Exercise aim: Nothing after the line with "from matplotlib.patches import FancyBboxPatch" belongs in the copy; extract the lines below from the top through that line, pictures left out.
______________________________
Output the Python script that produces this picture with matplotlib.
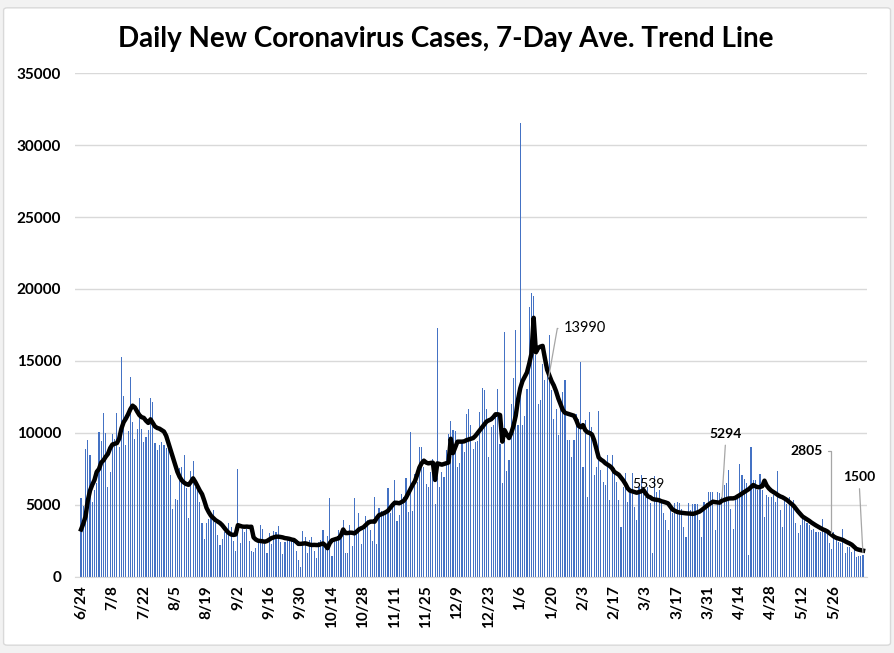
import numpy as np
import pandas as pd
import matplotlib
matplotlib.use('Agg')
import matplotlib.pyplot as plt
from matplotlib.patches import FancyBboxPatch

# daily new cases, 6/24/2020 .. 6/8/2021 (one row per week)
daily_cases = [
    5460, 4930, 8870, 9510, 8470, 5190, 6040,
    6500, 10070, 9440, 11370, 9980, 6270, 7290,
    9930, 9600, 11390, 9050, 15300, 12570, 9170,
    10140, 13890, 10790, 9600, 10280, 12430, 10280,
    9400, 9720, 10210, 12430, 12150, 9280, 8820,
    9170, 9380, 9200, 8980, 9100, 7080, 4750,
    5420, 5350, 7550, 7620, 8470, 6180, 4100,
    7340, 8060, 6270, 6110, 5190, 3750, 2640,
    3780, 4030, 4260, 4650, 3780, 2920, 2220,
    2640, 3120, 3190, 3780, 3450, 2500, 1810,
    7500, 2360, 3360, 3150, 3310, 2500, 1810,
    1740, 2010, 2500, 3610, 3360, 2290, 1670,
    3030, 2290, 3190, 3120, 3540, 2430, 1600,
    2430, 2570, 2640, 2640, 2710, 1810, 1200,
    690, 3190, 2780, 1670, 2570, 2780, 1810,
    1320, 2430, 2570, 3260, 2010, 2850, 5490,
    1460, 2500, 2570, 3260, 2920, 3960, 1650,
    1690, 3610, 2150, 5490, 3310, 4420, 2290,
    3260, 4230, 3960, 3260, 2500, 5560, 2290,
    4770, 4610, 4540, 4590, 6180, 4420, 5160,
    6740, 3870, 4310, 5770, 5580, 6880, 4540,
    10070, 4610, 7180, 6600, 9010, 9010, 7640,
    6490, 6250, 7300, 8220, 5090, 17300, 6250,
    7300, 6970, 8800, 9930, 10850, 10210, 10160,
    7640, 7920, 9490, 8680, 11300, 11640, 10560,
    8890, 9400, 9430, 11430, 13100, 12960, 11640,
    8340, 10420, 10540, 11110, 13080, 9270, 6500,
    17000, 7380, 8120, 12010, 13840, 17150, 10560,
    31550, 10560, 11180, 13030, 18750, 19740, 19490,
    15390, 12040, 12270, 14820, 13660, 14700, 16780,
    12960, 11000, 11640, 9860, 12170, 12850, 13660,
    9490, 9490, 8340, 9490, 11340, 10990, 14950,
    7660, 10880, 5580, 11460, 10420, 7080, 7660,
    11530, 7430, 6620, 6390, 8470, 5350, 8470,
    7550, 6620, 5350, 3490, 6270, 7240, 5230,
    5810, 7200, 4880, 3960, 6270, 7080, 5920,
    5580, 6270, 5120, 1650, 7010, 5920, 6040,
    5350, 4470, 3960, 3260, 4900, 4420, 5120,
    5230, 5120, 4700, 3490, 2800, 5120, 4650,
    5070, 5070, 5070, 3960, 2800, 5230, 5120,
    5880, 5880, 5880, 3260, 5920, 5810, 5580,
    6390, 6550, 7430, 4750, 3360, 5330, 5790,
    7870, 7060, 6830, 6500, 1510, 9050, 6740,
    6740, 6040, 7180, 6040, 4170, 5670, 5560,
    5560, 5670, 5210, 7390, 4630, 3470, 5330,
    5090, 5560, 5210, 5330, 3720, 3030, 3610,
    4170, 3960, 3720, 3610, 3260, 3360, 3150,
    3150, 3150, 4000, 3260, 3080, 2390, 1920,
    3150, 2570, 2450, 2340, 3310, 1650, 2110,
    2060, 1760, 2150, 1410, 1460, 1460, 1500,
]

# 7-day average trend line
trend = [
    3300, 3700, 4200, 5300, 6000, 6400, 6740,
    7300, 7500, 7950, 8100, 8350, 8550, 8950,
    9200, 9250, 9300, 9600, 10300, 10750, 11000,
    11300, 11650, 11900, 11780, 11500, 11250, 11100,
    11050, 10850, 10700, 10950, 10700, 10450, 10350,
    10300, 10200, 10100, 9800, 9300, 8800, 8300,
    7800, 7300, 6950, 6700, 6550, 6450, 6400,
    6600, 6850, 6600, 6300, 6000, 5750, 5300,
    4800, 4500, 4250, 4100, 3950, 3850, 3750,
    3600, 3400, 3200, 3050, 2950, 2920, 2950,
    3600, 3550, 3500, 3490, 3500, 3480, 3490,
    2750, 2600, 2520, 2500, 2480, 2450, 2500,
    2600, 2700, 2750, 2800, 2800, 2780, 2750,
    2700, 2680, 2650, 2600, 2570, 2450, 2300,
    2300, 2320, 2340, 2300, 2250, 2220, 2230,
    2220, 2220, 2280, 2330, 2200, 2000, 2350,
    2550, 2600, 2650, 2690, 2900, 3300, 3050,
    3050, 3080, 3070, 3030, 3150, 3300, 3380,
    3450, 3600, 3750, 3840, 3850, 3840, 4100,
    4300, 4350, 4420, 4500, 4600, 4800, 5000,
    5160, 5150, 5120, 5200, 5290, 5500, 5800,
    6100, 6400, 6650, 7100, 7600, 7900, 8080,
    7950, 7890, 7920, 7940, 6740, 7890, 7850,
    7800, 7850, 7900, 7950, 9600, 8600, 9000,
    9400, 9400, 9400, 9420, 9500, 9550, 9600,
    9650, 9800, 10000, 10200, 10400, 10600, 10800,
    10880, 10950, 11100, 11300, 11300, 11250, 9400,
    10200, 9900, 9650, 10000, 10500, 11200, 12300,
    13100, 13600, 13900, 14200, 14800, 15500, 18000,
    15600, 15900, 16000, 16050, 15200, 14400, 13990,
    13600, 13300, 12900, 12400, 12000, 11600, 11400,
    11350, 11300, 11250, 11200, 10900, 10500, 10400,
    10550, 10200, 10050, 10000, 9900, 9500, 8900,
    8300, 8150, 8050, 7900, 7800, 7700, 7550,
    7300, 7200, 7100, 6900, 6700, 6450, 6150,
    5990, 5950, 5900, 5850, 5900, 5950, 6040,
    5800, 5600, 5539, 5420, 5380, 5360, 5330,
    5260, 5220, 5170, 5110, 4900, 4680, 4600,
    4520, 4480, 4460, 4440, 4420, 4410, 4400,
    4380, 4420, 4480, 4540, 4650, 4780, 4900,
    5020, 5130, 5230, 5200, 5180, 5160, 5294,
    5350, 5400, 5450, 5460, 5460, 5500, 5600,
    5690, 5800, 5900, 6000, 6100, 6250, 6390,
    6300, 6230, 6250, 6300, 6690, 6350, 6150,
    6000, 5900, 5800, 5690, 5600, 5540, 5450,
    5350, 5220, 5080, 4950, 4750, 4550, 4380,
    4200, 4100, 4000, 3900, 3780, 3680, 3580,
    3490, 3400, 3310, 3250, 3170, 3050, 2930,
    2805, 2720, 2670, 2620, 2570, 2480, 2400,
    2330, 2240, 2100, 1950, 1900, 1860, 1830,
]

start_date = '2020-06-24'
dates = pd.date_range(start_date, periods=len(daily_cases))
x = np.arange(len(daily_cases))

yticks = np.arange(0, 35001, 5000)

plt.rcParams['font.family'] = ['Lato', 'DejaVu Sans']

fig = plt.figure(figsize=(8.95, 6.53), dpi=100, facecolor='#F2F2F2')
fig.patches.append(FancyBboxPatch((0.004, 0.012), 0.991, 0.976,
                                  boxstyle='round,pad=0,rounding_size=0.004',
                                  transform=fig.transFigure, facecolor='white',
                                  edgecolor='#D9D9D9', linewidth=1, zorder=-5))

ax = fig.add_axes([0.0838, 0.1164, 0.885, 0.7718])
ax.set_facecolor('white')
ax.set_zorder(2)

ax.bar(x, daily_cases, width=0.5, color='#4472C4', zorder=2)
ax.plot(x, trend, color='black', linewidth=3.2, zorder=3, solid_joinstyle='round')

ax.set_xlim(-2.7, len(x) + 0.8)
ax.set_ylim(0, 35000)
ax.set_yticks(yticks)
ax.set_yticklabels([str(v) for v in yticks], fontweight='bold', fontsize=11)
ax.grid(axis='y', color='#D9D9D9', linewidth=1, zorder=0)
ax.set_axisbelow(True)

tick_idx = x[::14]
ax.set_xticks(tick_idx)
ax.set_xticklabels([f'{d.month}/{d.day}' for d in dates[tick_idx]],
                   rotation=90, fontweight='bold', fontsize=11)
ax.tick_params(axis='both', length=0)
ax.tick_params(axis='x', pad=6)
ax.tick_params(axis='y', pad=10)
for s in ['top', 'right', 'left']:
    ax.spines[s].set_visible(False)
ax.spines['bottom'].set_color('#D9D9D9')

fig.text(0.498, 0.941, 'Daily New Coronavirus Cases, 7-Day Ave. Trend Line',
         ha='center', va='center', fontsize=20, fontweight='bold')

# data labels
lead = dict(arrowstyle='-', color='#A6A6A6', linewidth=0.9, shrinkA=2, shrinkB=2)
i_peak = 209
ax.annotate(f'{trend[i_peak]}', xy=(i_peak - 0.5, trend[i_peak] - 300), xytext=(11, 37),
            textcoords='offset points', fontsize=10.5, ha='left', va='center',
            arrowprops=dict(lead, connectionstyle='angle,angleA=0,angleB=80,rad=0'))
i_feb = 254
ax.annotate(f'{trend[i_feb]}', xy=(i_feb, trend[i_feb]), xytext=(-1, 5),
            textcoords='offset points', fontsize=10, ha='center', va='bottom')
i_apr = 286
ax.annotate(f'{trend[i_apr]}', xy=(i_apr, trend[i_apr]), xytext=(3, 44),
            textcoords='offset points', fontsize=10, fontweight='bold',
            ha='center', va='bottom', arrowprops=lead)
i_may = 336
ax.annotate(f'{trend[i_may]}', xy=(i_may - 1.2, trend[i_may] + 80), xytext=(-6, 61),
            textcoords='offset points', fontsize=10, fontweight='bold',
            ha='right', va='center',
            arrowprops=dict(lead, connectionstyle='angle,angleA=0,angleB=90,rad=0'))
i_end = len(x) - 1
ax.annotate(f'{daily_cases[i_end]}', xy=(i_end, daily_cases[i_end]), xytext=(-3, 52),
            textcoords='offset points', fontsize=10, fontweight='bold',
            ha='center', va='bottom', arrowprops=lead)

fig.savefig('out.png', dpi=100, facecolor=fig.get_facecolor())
______________________________
Task response:
Output the Python script that produces this picture with matplotlib.
import numpy as np
import pandas as pd
import matplotlib
matplotlib.use('Agg')
import matplotlib.pyplot as plt
from matplotlib.patches import FancyBboxPatch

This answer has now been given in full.